The claimant was a lift engineer who sustained a severe injury resulting in a traumatic forearm amputation when his right arm came into contact with the moving parts of the lift drive machinery he was working on at the local authority’s premises. The claimant alleged the accident occurred when his arm accidentally bypassed the machinery guarding that was in place. He alleged the guarding on the machinery was inadequate. However, his particulars of claim was very unclear as to how this could have happened. The defendant’s response was that it was near impossible that the claimant’s right arm had bypassed the guard unintentionally.
It troubled the Master at the CCMC that the mechanism of injury still remained unclear. Hence, he ordered the claimant to serve his witness evidence unilaterally, rather than the more usual order for the parties to exchange their witness evidence simultaneously. This was despite all the parties seeking permission for expert engineering evidence and the defendants requesting the claimant’s attendance at a site visit with the experts to provide an explanation as to how his accident had occurred. Provision for a site visit by the trial judge was also sought.
The orders for unilateral service of the claimant’s witness evidence on liability and that he respond to a request for information seeking clarification of his case as to how his accident occurred were the subject of the claimant’s appeal before Mr Justice Cotter.
The appeal on both aspects was unsuccessful.
Cotter J made no criticism of the Master’s orders and was supportive of the view that the claimant should make his case clear before the case progressed further.

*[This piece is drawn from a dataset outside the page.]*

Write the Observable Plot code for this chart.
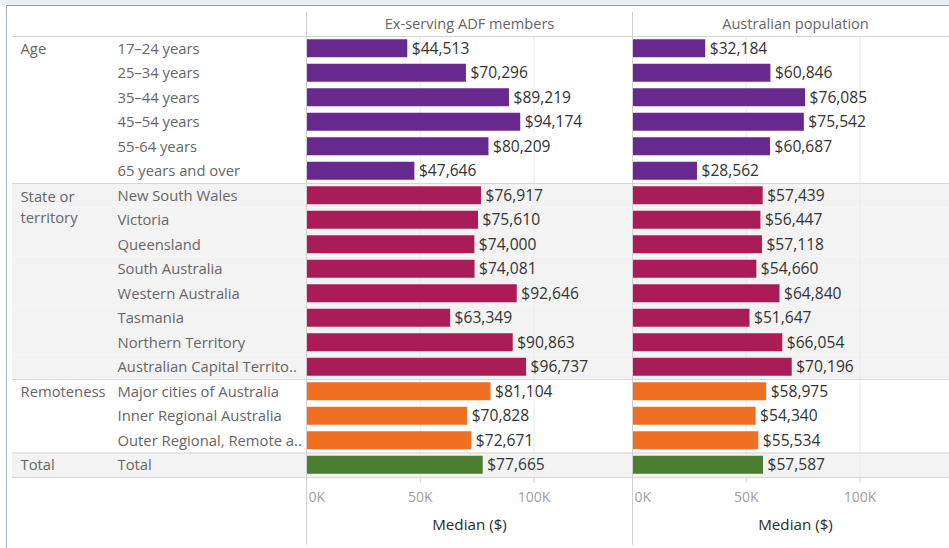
<!DOCTYPE html>
<html>
<head>
<meta charset="utf-8">
<script src="https://cdn.jsdelivr.net/npm/d3@7"></script>
<script src="https://cdn.jsdelivr.net/npm/@observablehq/plot@0.6"></script>
<style>
  html, body { margin: 0; padding: 0; background: #fff; overflow: hidden; }
  #chart { position: relative; width: 949px; height: 548px; overflow: hidden; background: #fff; }
  #chart svg { position: absolute; top: 0; }
  .topband { position: absolute; left: 0; top: 0; width: 949px; height: 5px; background: #eaf0f5; z-index: 5; }
  .topline { position: absolute; left: 6px; top: 5px; width: 943px; height: 1px; background: #8c9cb0; z-index: 5; }
  .leftline { position: absolute; left: 6px; top: 5px; width: 1px; height: 543px; background: #a9b4c2; z-index: 5; }
</style>
</head>
<body>
<div id="chart">
  <div class="topband"></div>
  <div class="topline"></div>
  <div class="leftline"></div>
</div>
<script>
// ---- data ----
const groups = ["Age", "State or territory", "Remoteness", "Total"];
const groupLabels = ["Age", "State or\nterritory", "Remoteness", "Total"];
const groupColors = ["#68298f", "#a91c55", "#f07023", "#4c7e2f"];
const shadedGroups = ["State or territory", "Total"];
const categories = [
  "17–24 years", "25–34 years", "35–44 years", "45–54 years", "55-64 years", "65 years and over",
  "New South Wales", "Victoria", "Queensland", "South Australia", "Western Australia", "Tasmania",
  "Northern Territory", "Australian Capital Territo..",
  "Major cities of Australia", "Inner Regional Australia", "Outer Regional, Remote a..",
  "Total"
];
const categoryGroups = [
  "Age", "Age", "Age", "Age", "Age", "Age",
  "State or territory", "State or territory", "State or territory", "State or territory",
  "State or territory", "State or territory", "State or territory", "State or territory",
  "Remoteness", "Remoteness", "Remoteness",
  "Total"
];
const panelTitles = ["Ex-serving ADF members", "Australian population"];
const adfValues = [44513, 70296, 89219, 94174, 80209, 47646,
  76917, 75610, 74000, 74081, 92646, 63349, 90863, 96737,
  81104, 70828, 72671,
  77665];
const popValues = [32184, 60846, 76085, 75542, 60687, 28562,
  57439, 56447, 57118, 54660, 64840, 51647, 66054, 70196,
  58975, 54340, 55534,
  57587];
const xTicks = [0, 50000, 100000];
const xLabel = "Median ($)";
const xMax = 143300;

// ---- layout ----
const FONT = "'Open Sans', sans-serif";
const H = 548, MT = 36, MB = 71;
const rows = categories.map((c, i) => ({category: c, group: categoryGroups[i]}));
const firstRows = groups.map(g => rows.find(r => r.group === g));
const shaded = rows.filter(r => shadedGroups.includes(r.group));
const yOpts = {domain: categories, padding: 0, round: false, axis: null};
const fmt = d3.format(",");
const LABEL = "#666";

function separators(x1, x2) {
  return [
    Plot.barX(firstRows.slice(1), {y: "category", x1, x2, fill: "#d6d6d6", insetBottom: 23.5}),
    Plot.frame({anchor: "top", stroke: "#d6d6d6"}),
    Plot.frame({anchor: "bottom", stroke: "#d6d6d6"})
  ];
}

// label column
const labelSvg = Plot.plot({
  width: 306, height: H, marginLeft: 12, marginRight: 0, marginTop: MT, marginBottom: MB,
  x: {domain: [0, 1], axis: null},
  y: yOpts,
  style: {fontFamily: FONT, background: "transparent"},
  marks: [
    Plot.barX(shaded, {y: "category", x1: 0, x2: 1, fill: "#f3f3f3"}),
    ...separators(0, 1),
    Plot.text(rows, {y: "category", text: "category", frameAnchor: "left", dx: 105, textAnchor: "start",
      fill: LABEL, fontSize: 14.8}),
    Plot.text(firstRows.filter(r => r.group !== "State or territory"),
      {y: "category", text: r => groupLabels[groups.indexOf(r.group)], frameAnchor: "left", dx: 8,
       textAnchor: "start", fill: LABEL, fontSize: 14.8}),
    Plot.text(firstRows.filter(r => r.group === "State or territory"),
      {y: "category", text: r => groupLabels[groups.indexOf(r.group)], frameAnchor: "left", dx: 8,
       textAnchor: "start", lineAnchor: "middle", lineHeight: 1.42, dy: 10.5, fill: LABEL, fontSize: 14.8})
  ]
});
labelSvg.style.left = "0px";

function panel(title, values) {
  const data = rows.map((r, i) => ({...r, value: values[i]}));
  return Plot.plot({
    width: 326, height: H, marginLeft: 0, marginRight: 0, marginTop: MT, marginBottom: MB,
    x: {domain: [0, xMax], axis: null},
    y: yOpts,
    color: {domain: groups, range: groupColors},
    style: {fontFamily: FONT, background: "transparent"},
    marks: [
      Plot.barX(shaded, {y: "category", x1: 0, x2: xMax, fill: "#f3f3f3"}),
      Plot.ruleX(xTicks.slice(1), {stroke: "#e9e9e9"}),
      ...separators(0, xMax),
      Plot.barX(data, {y: "category", x: "value", fill: "group", insetTop: 3.25, insetBottom: 3.25}),
      Plot.text(data, {y: "category", x: "value", text: d => "$" + fmt(d.value), textAnchor: "start",
        dx: 4, fill: "#333", fontSize: 15.6}),
      Plot.ruleX([0], {stroke: "#d0d0d0", insetTop: -24, insetBottom: -68}),
      Plot.text([title], {frameAnchor: "top", dy: -12, lineAnchor: "middle", fill: LABEL, fontSize: 14.6}),
      Plot.axisX(xTicks.slice(1), {anchor: "bottom", label: null, tickFormat: d => d / 1000 + "K", tickSize: 6,
        tickPadding: 9, stroke: "#cfcfcf", fill: "#a0a0a0", fontSize: 14}),
      Plot.axisX(xTicks.slice(0, 1), {anchor: "bottom", label: null, tickFormat: d => d / 1000 + "K", tickSize: 0,
        tickPadding: 15, textAnchor: "start", dx: 2, fill: "#a0a0a0", fontSize: 14}),
      Plot.text([xLabel], {frameAnchor: "bottom", dy: 48, lineAnchor: "middle", fill: "#2a2a2a",
        fontSize: 15.2})
    ]
  });
}

const p1 = panel(panelTitles[0], adfValues);
p1.style.left = "306px";
const p2 = panel(panelTitles[1], popValues);
p2.style.left = "632px";

const chart = document.getElementById("chart");
chart.appendChild(labelSvg);
chart.appendChild(p1);
chart.appendChild(p2);
</script>
</body>
</html>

He was similarly troubled by the vague way the claimant’s account of the accident was pleaded and the failed attempt by Part 18 questions to secure some clarity about how the accident had occurred, “The claimant is unaware of what caused him to stumble and/or lose his balance, although there may be a number of factors which could have done so, which will be explored in evidence in due course.” Cotter J described this response as “opaque”. His view was that it was wrong for the defendants to be left to guess what it might cover and that the claimant should have set out any potentially relevant causes. In the context of that response, the Master was entirely justified in making the case management orders he did requiring the claimant to explain exactly what his case was as to what caused him, or is likely in his view to have caused him, to stumble and/or fall.

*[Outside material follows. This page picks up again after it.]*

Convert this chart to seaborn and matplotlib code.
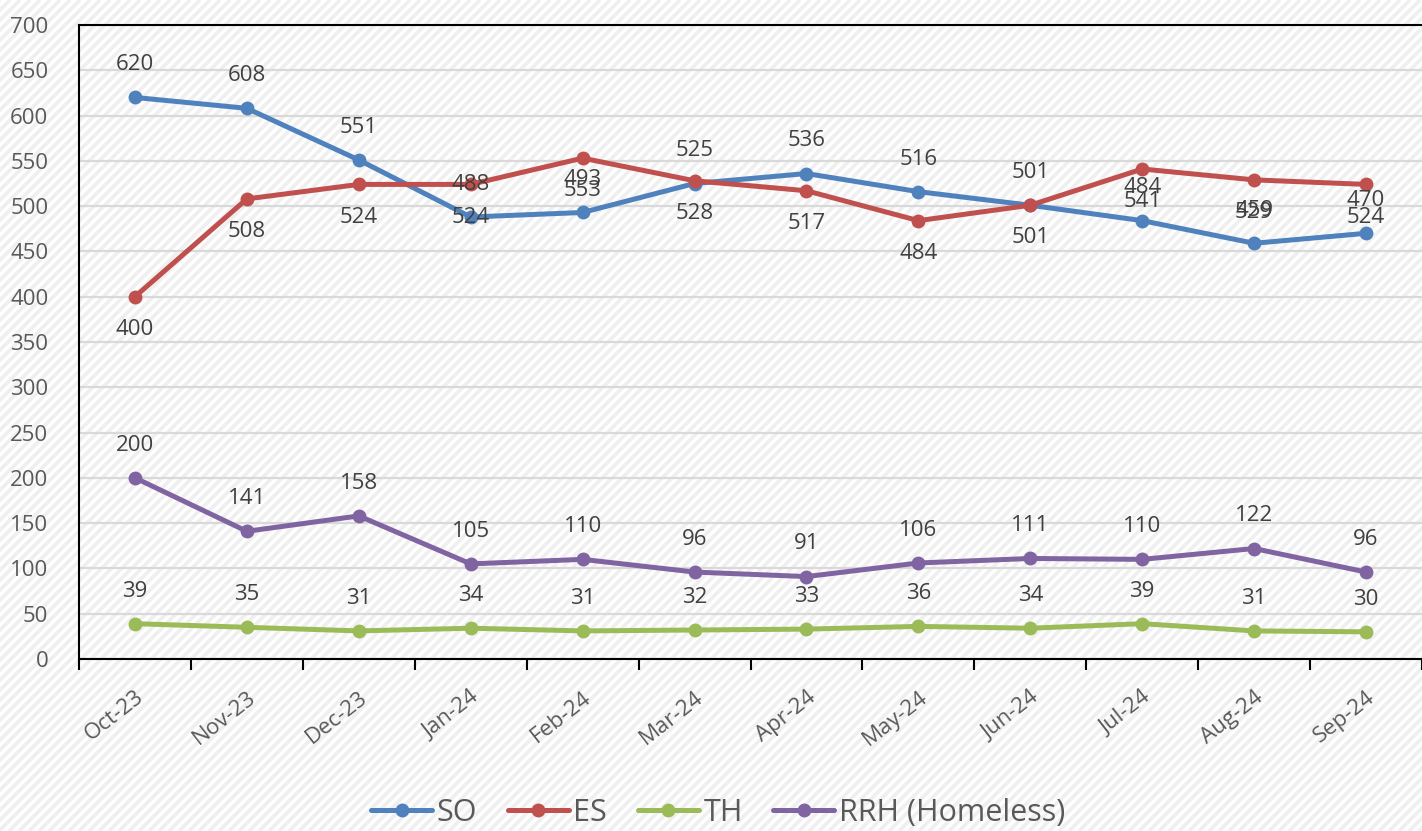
import matplotlib
matplotlib.use("Agg")
import matplotlib.pyplot as plt
import numpy as np
import pandas as pd
import seaborn as sns

MONTHS = ["Oct-23", "Nov-23", "Dec-23", "Jan-24", "Feb-24", "Mar-24",
          "Apr-24", "May-24", "Jun-24", "Jul-24", "Aug-24", "Sep-24"]
SO = [620, 608, 551, 488, 493, 525, 536, 516, 501, 484, 459, 470]
ES = [400, 508, 524, 524, 553, 528, 517, 484, 501, 541, 529, 524]
TH = [39, 35, 31, 34, 31, 32, 33, 36, 34, 39, 31, 30]
RRH = [200, 141, 158, 105, 110, 96, 91, 106, 111, 110, 122, 96]

SERIES = [
    ("SO", SO, "#4F81BD", 1),
    ("ES", ES, "#C0504D", -1),
    ("TH", TH, "#9BBB59", 1),
    ("RRH (Homeless)", RRH, "#8064A2", 1),
]

FONT = "Open Sans"
LABEL_COLOR = "#404040"
TICK_COLOR = "#595959"


def main() -> None:
    sns.set_theme(style="white")
    plt.rcParams["font.family"] = [FONT, "DejaVu Sans"]

    W, H = 1422, 831
    fig = plt.figure(figsize=(W / 100, H / 100), dpi=100)
    fig.patch.set_facecolor("white")

    # striped background
    bg = fig.add_axes([0, 0, 1, 1], zorder=-5)
    bg.set_xlim(0, W)
    bg.set_ylim(0, H)
    bg.axis("off")
    for c in np.arange(-H, W + 10, 10):
        bg.plot([c, c + H], [0, H], color="#efefef", linewidth=2.6,
                solid_capstyle="butt")

    ax = fig.add_axes([79 / W, 1 - 659 / H, 1 - 79 / W, (659 - 25) / H])
    ax.set_facecolor("none")

    x = np.arange(len(MONTHS))

    for i, (name, vals, color, side) in enumerate(SERIES):
        sns.lineplot(x=x, y=vals, ax=ax, color=color, linewidth=3.6,
                     marker="o", markersize=10, markeredgewidth=0,
                     label=name, sort=False, zorder=3 + i)
        for xi, v in zip(x, vals):
            ax.annotate(str(v), (xi, v), xytext=(0, 23.5 * side),
                        textcoords="offset points", ha="center", va="center",
                        fontsize=16, color=LABEL_COLOR, zorder=10)

    ax.set_xlim(-0.5, 11.4)
    ax.set_ylim(0, 700)
    ax.set_yticks(np.arange(0, 701, 50))
    ax.grid(axis="y", color="#d9d9d9", linewidth=1.6)
    ax.set_axisbelow(True)

    ax.set_xticks(x)
    ax.set_xticklabels(MONTHS, rotation=38, ha="right", rotation_mode="anchor")
    ax.set_xticks(np.arange(-0.5, 12, 1), minor=True)
    ax.tick_params(axis="x", which="major", length=0, pad=20,
                   labelsize=16, labelcolor=TICK_COLOR)
    ax.tick_params(axis="x", which="minor", length=8, width=1.5,
                   color="black", direction="out", bottom=True)
    ax.tick_params(axis="y", length=0, pad=22, labelsize=16,
                   labelcolor=TICK_COLOR)
    ax.set_xlabel("")
    ax.set_ylabel("")

    for side in ["left", "top", "bottom"]:
        ax.spines[side].set_visible(True)
        ax.spines[side].set_color("black")
        ax.spines[side].set_linewidth(1.5)
    ax.spines["right"].set_visible(False)

    handles, labels = ax.get_legend_handles_labels()
    fig.legend(handles, labels, loc="center", bbox_to_anchor=(0.505, 1 - 813 / H),
               ncol=4, frameon=False, fontsize=22, handlelength=2.0,
               columnspacing=1.0, handletextpad=0.15, labelcolor=TICK_COLOR)
    if ax.legend_:
        ax.legend_.remove()

    fig.savefig("out.png", dpi=100)
    plt.close(fig)


if __name__ == "__main__":
    main()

Cotter J approved the view that in the circumstances of this case where the claimant was the only witness to his accident, unilateral service of the claimant’s witness statement was an obvious route to seek the necessary clarity for the defendants. The judge rejected the argument that it was wrong in this situation to order unilateral service of the claimant’s witness and that this would prejudice him. He thought the Part 18 request could simply have been responded to by early disclosure of the claimant’s witness statement and this would have saved a lot of costs.

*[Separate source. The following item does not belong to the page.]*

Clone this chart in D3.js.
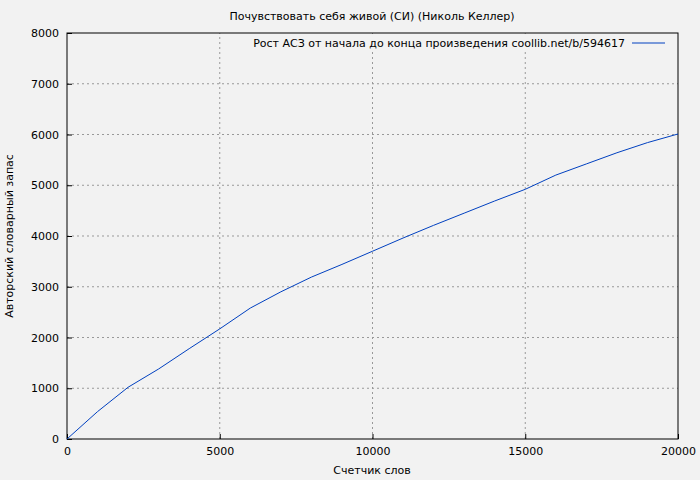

The Master’s order under appeal was for unilateral service of all the claimant’s witness statements on liability, not just his. The appeal judge was not persuaded to limit the order to the claimant’s own evidence.
Neither did Cotter J accept the argument questioning whether it had been appropriate to order both unilateral service of the claimant’s witness evidence as well as a proper response to the Part 18 questions. The costs of the response should only be minimal if all that was needed was to refer to the content of the witness statements. To the extent the position was not made adequately clear in the witness evidence, then there needed to be a proper response.
In relation to the other steps the defendants were seeking to obtain clarification of the claimant’s case as to how his accident occurred, the judge emphatically resisted as “unwise” the suggestion that the claimant should attend a site inspection with the defendants’ engineering experts to explain how his accident came about. He could accept there was merit in the trial judge visiting the accident locus, particularly if the case was transferred from London to Bristol District Registry where he considered the case should properly have been issued. The premises where the accident occurred are very close to the Bristol Civil Justice Centre.
The judge was also critical of the claimant’s actions in appealing the case management decision and, thereby, causing further delay in the case.
In his judgment, Cotter J spent several paragraphs bemoaning the claimant’s solicitor's decision to issue proceedings on the case in London rather than Bristol where the accident had occurred, the claimant, second defendant and witnesses were based and the claimant’s solicitors have an office. He considered there was no proper basis for this practice and he considered it was contrary to the principle set out in the Civil Courts Structure Review reports that no case is too big to be resolved in the regions.